**Supplied information:**

■ ■ ■ ■ ■ ■ ■

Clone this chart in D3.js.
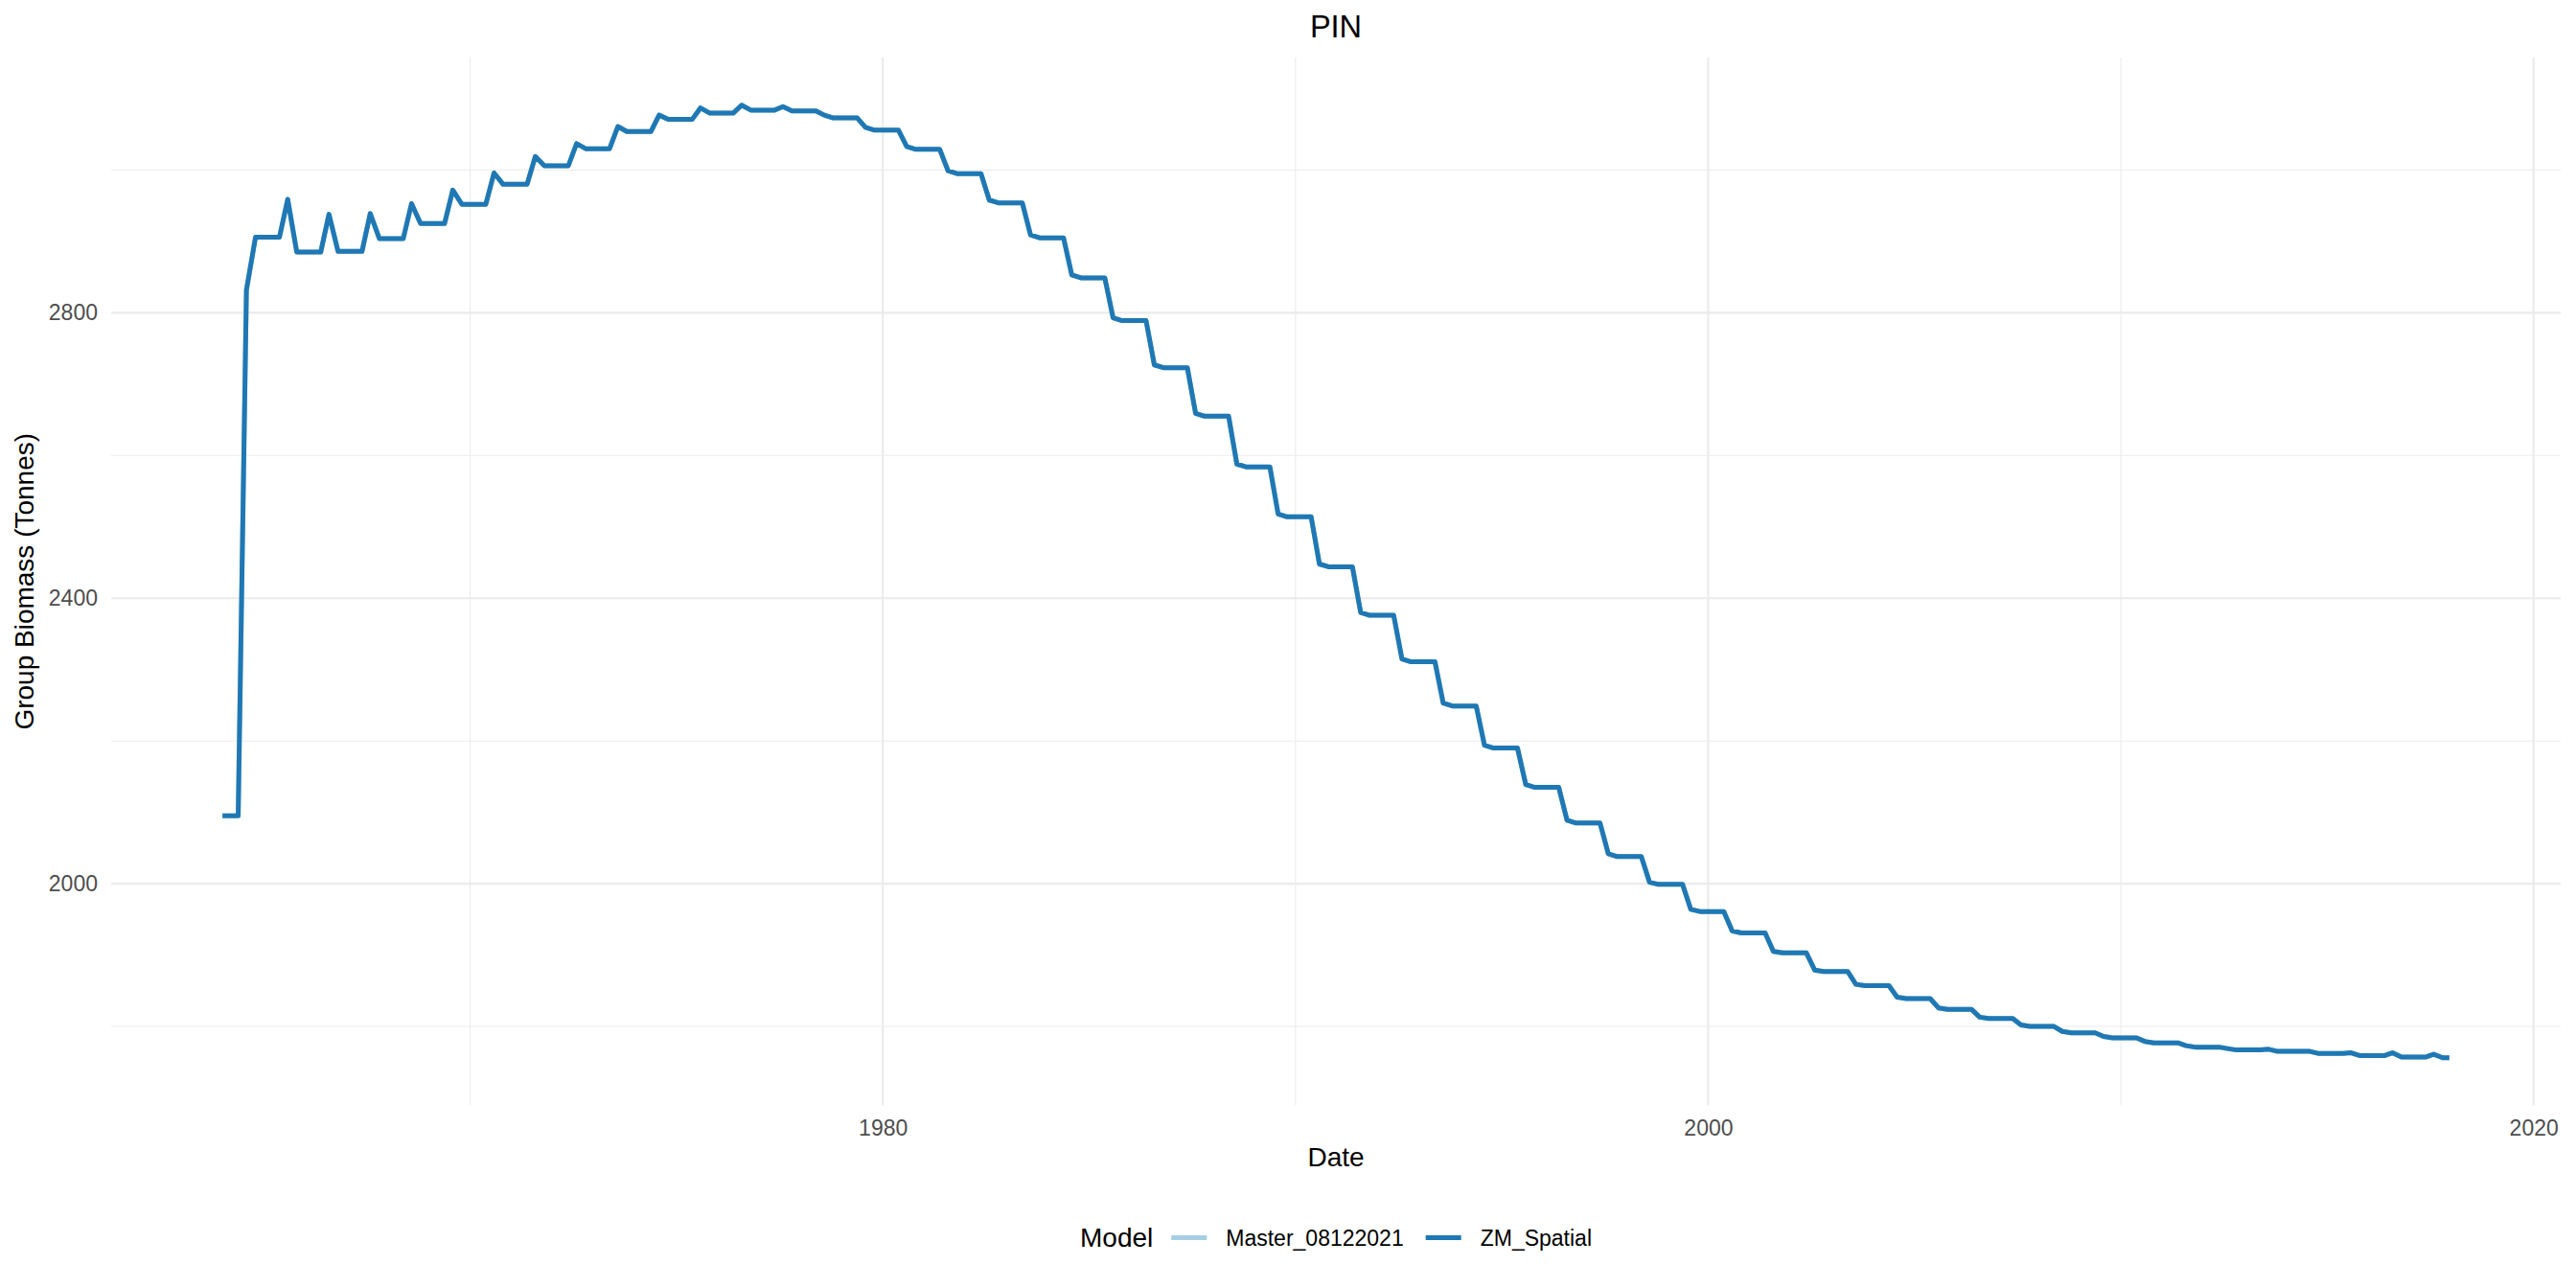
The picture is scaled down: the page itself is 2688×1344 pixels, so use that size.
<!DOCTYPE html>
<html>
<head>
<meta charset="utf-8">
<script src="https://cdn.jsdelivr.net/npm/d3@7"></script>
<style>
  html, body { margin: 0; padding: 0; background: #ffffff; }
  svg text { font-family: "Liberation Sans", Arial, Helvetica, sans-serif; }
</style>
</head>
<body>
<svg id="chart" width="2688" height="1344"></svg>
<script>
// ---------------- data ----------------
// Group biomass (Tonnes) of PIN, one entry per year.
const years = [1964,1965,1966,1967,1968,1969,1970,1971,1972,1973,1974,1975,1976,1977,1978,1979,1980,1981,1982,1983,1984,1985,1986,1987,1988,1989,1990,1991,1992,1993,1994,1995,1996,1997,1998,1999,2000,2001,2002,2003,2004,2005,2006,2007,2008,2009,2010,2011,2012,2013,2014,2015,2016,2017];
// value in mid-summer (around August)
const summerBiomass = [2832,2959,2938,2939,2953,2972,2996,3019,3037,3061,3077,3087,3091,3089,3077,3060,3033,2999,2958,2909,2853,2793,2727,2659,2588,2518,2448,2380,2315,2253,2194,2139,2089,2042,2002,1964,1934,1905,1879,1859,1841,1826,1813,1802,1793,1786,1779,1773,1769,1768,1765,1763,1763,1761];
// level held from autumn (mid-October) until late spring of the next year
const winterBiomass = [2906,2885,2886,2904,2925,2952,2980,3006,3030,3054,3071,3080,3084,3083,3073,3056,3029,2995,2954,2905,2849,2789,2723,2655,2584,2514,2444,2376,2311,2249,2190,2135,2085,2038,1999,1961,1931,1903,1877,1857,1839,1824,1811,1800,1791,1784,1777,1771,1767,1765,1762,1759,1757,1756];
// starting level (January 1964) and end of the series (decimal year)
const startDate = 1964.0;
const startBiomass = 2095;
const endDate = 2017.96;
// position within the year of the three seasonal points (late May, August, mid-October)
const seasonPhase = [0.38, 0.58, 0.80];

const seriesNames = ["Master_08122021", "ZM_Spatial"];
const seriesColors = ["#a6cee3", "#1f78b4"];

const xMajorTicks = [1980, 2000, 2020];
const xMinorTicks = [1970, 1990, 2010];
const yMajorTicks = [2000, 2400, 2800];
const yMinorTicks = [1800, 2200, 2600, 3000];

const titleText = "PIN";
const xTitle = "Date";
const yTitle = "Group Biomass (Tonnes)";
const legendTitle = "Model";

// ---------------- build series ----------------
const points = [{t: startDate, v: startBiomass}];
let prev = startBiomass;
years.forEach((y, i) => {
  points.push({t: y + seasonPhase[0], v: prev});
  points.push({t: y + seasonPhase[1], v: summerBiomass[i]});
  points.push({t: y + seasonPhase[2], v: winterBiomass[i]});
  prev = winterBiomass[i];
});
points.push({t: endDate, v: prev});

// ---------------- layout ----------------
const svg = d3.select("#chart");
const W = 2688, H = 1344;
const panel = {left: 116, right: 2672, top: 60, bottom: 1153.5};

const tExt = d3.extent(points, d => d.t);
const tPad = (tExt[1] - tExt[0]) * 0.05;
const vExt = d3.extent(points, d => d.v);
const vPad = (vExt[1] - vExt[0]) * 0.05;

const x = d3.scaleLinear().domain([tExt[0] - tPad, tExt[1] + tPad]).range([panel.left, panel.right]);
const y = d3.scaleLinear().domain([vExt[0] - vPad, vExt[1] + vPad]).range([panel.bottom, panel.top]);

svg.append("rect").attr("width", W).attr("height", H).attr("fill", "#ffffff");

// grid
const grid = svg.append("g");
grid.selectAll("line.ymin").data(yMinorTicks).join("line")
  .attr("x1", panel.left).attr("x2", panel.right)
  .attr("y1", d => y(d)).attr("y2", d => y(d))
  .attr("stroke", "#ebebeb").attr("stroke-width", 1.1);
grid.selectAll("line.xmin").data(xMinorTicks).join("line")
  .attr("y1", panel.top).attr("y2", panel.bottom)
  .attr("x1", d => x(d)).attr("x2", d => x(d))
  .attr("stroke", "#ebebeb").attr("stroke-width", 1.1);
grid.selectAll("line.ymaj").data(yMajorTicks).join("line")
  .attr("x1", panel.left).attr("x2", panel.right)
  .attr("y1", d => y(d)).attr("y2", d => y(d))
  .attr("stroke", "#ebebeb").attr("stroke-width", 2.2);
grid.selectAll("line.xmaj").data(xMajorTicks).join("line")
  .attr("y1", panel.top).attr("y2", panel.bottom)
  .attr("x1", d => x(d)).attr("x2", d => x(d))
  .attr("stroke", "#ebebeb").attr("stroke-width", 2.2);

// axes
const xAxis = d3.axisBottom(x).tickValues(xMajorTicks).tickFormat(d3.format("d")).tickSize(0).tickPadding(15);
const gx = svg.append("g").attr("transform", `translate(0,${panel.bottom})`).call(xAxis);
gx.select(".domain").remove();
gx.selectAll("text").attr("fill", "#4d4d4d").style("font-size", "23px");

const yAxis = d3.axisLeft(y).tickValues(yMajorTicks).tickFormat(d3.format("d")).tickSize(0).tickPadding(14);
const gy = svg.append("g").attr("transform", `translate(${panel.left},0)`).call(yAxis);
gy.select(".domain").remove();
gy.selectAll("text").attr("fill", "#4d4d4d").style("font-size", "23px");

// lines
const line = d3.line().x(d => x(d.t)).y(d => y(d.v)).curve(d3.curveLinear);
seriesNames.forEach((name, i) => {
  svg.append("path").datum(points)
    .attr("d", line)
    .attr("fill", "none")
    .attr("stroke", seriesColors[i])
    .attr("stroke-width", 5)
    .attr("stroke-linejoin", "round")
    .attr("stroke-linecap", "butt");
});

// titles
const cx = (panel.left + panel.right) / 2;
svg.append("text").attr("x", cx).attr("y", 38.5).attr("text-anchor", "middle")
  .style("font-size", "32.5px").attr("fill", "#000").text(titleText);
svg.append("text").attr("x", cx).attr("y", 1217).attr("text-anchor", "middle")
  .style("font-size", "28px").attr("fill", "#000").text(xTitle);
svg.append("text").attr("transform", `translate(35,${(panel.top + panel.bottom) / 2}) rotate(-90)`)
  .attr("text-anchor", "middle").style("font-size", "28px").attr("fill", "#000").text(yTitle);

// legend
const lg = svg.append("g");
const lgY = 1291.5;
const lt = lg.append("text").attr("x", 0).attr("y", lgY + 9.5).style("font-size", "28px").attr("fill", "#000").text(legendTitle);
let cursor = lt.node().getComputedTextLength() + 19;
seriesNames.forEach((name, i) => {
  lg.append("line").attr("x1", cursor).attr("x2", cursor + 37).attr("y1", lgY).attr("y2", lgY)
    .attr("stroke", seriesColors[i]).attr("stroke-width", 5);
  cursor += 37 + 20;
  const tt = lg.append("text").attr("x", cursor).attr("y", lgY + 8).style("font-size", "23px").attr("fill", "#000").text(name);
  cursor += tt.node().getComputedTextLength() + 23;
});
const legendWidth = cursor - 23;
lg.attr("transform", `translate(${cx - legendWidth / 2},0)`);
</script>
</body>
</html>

■ ■ ■ ■ ■ ■ ■

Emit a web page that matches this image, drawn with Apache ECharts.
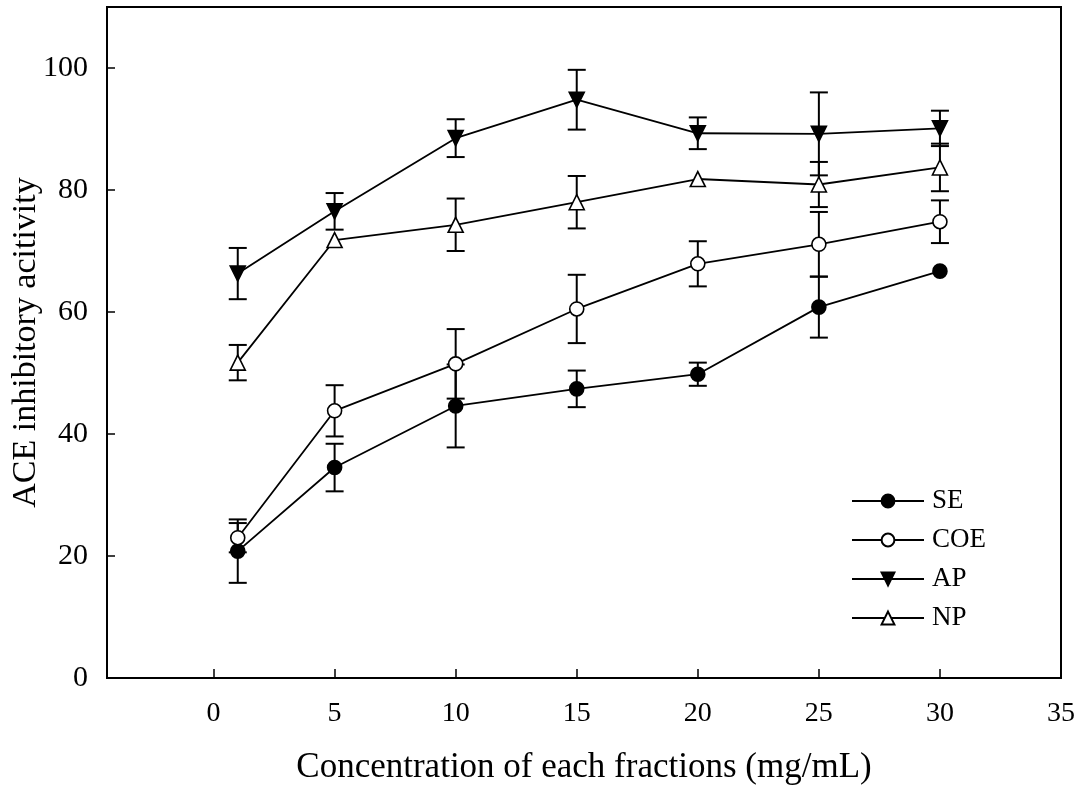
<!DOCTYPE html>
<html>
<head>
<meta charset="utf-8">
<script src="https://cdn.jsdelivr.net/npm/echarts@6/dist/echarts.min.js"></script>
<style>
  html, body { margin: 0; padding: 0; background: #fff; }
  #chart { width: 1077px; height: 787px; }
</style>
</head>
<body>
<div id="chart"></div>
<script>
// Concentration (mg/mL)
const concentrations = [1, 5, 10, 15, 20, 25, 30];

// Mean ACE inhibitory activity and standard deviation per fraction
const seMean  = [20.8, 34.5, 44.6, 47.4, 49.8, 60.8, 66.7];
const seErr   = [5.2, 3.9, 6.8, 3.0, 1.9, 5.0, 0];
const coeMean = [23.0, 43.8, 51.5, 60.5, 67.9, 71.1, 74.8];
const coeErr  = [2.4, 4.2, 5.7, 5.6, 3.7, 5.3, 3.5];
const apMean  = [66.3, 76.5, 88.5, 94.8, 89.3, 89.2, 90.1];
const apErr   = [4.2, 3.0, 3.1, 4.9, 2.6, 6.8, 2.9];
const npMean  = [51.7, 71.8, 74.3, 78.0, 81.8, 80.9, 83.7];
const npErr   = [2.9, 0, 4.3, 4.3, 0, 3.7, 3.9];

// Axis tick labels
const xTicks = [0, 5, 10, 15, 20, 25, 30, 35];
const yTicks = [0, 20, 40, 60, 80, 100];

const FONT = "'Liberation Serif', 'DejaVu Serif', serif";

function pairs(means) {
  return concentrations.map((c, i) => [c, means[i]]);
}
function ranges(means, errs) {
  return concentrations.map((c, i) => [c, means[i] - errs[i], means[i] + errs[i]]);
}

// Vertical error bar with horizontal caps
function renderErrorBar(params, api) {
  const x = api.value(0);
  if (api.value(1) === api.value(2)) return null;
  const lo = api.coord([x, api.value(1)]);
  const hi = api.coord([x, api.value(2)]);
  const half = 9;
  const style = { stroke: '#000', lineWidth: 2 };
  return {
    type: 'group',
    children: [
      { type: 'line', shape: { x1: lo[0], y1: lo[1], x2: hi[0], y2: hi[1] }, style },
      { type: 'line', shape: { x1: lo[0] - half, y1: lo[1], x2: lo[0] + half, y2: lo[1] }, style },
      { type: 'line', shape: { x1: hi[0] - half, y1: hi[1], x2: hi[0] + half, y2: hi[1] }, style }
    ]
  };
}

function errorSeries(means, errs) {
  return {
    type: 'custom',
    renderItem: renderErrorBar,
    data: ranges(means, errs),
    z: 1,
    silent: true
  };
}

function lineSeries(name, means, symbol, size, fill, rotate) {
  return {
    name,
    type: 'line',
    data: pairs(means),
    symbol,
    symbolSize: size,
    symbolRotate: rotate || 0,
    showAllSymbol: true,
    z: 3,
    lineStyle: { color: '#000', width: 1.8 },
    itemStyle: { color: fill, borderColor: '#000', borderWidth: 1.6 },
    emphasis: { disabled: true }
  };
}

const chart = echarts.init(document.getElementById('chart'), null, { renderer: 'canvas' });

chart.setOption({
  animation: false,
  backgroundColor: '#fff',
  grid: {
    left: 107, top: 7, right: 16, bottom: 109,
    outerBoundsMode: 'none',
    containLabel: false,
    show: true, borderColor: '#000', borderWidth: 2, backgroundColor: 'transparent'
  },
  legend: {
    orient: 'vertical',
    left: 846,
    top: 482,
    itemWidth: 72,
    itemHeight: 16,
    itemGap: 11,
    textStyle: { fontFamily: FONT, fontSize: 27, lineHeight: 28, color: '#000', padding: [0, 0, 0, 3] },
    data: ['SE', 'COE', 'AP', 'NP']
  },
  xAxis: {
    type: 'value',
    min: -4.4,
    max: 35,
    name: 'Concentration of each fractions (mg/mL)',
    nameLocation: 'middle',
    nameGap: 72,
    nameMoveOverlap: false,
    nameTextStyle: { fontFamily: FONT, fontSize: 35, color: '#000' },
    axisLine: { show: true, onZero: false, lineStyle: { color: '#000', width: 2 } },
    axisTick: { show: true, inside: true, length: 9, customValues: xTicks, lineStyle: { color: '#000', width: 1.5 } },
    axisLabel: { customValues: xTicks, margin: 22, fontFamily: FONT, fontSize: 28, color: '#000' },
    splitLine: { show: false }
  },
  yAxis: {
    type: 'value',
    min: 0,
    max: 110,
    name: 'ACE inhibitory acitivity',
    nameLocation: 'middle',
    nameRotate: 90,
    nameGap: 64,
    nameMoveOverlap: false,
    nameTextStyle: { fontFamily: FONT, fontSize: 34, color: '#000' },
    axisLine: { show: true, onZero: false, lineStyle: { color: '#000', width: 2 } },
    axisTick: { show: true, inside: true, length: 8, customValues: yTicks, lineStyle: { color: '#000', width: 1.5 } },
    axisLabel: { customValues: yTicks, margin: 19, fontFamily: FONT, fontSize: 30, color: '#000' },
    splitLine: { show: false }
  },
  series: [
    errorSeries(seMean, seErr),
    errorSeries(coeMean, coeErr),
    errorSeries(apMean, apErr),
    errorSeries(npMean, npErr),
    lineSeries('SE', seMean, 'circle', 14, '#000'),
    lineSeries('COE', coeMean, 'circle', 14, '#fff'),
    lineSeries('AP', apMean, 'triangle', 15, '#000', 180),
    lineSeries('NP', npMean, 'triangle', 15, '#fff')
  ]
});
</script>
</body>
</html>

■ ■ ■ ■ ■ ■ ■

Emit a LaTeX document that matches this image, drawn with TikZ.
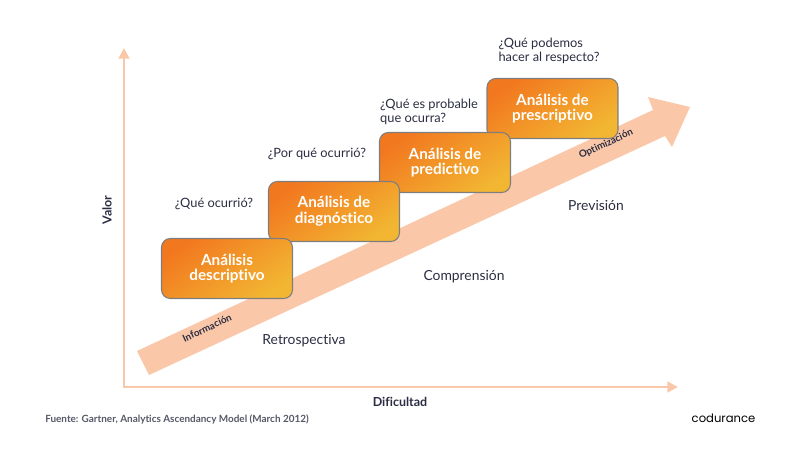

■ ■ ■ ■ ■ ■ ■

**What is being asked:** Look for the word "image" in every line of the listing and copy the lines that have it.

**Task result:**
Emit a web page that matches this image, drawn with Apache ECharts.
Emit a LaTeX document that matches this image, drawn with TikZ.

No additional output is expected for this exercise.